In 2014, Cuadrilla requested an extension of its permits for the detection of shale gas in those areas. The following year, the government did not agree to an extension of the exploration licences and as a result these expired during 2015^{:2}.

===Hungary===
Cuadrilla was previously part of a joint venture for shale gas exploration in Hungary. The investment was sold in 2018 ^{:28}. In Tompa 38,796 acres composed of recomplete Miocene were described to contain multi TCF Basin Centred TGS.

==Controversies==
===Earthquakes===

In December 2018 fracking was halted by a 1.5 magnitude earthquake caused by the fracking operation.

On 22 August 2019 fracking at Preston New Road was halted because of a 1.6 magnitude earthquake caused by the fracking operation.

On 26 August 2019 fracking was halted again because of a 2.9 magnitude earthquake.

In 2022 analysis showed that fracking at Preston New Road in Lancashire caused daily earthquakes during its operation (192 earthquakes in 182 days in 2018-19).

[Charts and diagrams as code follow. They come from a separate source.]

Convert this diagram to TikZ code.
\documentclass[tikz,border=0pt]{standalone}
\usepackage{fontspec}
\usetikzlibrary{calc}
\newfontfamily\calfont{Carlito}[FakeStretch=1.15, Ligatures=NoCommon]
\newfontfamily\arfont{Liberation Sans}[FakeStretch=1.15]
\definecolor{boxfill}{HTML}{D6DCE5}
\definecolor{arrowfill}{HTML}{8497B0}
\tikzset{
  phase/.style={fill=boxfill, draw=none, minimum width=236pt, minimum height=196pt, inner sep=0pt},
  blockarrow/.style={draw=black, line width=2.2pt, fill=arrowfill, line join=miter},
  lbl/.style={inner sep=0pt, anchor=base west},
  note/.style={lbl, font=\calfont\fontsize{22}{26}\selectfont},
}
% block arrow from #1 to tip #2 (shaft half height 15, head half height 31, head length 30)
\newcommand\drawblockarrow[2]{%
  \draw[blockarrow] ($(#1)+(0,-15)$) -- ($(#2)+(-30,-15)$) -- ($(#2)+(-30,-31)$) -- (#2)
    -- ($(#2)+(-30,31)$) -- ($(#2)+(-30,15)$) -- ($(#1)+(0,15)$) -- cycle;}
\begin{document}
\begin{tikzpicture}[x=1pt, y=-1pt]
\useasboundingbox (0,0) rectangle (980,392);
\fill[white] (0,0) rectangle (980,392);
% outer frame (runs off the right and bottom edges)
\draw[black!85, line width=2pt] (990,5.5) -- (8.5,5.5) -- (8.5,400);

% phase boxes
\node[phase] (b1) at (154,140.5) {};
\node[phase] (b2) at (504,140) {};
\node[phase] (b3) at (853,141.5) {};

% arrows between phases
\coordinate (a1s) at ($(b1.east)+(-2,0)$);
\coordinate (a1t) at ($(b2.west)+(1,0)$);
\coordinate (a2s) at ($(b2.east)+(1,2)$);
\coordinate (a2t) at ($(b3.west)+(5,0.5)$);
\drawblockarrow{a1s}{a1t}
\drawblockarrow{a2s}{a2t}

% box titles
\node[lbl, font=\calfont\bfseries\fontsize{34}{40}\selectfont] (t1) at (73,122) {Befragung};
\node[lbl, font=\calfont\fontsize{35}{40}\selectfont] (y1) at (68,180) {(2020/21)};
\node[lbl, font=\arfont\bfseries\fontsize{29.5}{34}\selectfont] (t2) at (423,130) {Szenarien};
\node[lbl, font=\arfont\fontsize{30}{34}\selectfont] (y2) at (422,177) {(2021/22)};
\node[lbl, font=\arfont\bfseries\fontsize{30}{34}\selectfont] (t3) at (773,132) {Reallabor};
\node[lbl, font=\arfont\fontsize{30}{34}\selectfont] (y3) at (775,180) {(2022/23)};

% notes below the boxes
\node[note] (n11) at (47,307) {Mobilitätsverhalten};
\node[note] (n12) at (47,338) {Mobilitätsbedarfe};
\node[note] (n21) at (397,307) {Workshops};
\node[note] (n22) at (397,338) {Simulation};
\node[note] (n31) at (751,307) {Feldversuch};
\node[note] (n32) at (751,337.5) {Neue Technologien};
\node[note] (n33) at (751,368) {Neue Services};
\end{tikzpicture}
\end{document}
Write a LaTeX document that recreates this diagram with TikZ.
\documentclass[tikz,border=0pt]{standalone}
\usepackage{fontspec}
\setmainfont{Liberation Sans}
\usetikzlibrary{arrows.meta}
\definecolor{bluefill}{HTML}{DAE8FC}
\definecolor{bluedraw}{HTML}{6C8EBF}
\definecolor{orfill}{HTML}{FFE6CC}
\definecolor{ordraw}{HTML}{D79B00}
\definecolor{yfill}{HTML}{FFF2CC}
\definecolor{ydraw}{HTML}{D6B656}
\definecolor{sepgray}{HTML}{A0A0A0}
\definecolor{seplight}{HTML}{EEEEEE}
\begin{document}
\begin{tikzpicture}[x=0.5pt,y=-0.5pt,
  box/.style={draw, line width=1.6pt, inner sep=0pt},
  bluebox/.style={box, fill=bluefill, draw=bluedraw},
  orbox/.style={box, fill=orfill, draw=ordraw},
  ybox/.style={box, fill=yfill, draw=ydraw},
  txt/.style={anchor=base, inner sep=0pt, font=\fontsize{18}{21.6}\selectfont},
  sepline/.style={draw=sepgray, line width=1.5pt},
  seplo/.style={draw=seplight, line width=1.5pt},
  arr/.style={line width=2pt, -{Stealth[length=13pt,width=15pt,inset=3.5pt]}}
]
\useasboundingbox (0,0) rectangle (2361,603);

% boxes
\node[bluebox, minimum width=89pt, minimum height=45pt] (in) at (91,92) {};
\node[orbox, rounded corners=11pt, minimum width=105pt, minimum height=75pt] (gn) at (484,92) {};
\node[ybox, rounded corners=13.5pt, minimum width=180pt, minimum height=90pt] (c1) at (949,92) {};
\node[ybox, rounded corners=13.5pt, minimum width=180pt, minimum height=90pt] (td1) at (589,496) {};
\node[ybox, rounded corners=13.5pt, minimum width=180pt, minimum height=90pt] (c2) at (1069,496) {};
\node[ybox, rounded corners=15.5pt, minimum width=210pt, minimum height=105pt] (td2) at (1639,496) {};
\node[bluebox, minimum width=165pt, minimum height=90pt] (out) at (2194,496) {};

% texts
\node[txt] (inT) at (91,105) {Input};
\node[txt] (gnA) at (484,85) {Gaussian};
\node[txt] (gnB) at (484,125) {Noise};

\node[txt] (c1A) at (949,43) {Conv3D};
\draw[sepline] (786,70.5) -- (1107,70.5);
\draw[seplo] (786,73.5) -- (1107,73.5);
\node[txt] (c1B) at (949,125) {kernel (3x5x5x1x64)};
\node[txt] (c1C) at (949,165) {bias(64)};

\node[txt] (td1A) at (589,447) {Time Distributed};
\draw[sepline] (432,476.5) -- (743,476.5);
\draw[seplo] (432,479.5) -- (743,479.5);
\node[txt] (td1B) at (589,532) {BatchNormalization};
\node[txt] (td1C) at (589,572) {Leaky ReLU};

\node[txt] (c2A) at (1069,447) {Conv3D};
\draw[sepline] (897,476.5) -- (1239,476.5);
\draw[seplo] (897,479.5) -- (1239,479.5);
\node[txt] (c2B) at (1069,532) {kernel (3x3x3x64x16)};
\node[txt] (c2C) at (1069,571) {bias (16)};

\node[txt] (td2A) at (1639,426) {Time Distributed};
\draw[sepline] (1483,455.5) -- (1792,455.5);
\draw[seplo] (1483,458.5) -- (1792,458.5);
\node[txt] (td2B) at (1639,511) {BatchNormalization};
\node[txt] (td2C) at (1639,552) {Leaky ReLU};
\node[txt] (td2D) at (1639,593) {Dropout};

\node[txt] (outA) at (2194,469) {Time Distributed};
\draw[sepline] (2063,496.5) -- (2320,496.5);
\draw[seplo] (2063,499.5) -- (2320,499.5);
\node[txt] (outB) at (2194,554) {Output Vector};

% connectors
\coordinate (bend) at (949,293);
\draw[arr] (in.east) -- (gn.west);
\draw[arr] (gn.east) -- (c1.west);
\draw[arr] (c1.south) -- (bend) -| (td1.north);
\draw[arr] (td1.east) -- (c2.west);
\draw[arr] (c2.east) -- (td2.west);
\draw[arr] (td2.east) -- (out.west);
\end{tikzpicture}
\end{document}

===Conflict of Interest===
Cuadrilla has also funded, in conjunction with Centrica the North West Energy Task Force which on 8 January 2015 organised an Open Letter to Lancashire County Council in support of fracking. This letter was signed by Jane Watson, sister of Robert Altham, the judge who sentenced three anti-fracking protesters to prison in September 2018.

===Claim of economic benefits of hydraulic fracturing===
Cuadrilla gave evidence to the British parliament in Westminster in 2011, based on an analysis by Pöyry consultancy, that using the shale gas reserves in Lancashire could lower British natural gas prices by as much as four per cent, and indirectly lower electricity prices. However, at a 2013 meeting in Sussex Cuadrilla's public relations spokesman Mark Linder of Bell Pottinger said: "We've done an analysis and it's [the influence on prices] a very small...at the most it's a very small percentage...basically insignificant."

===Misleading advertising===
In April 2013, the UK Advertising Standards Authority (ASA) compelled Cuadrilla to withdraw a brochure published the previous year following a complaint by anti-fracking group Refracktion concerning 18 statements it argued were misleading, of which the ASA upheld 6, plus one in part. Cuadrilla reportedly hired Westbourne Communications to assist with its efforts to promote fracking.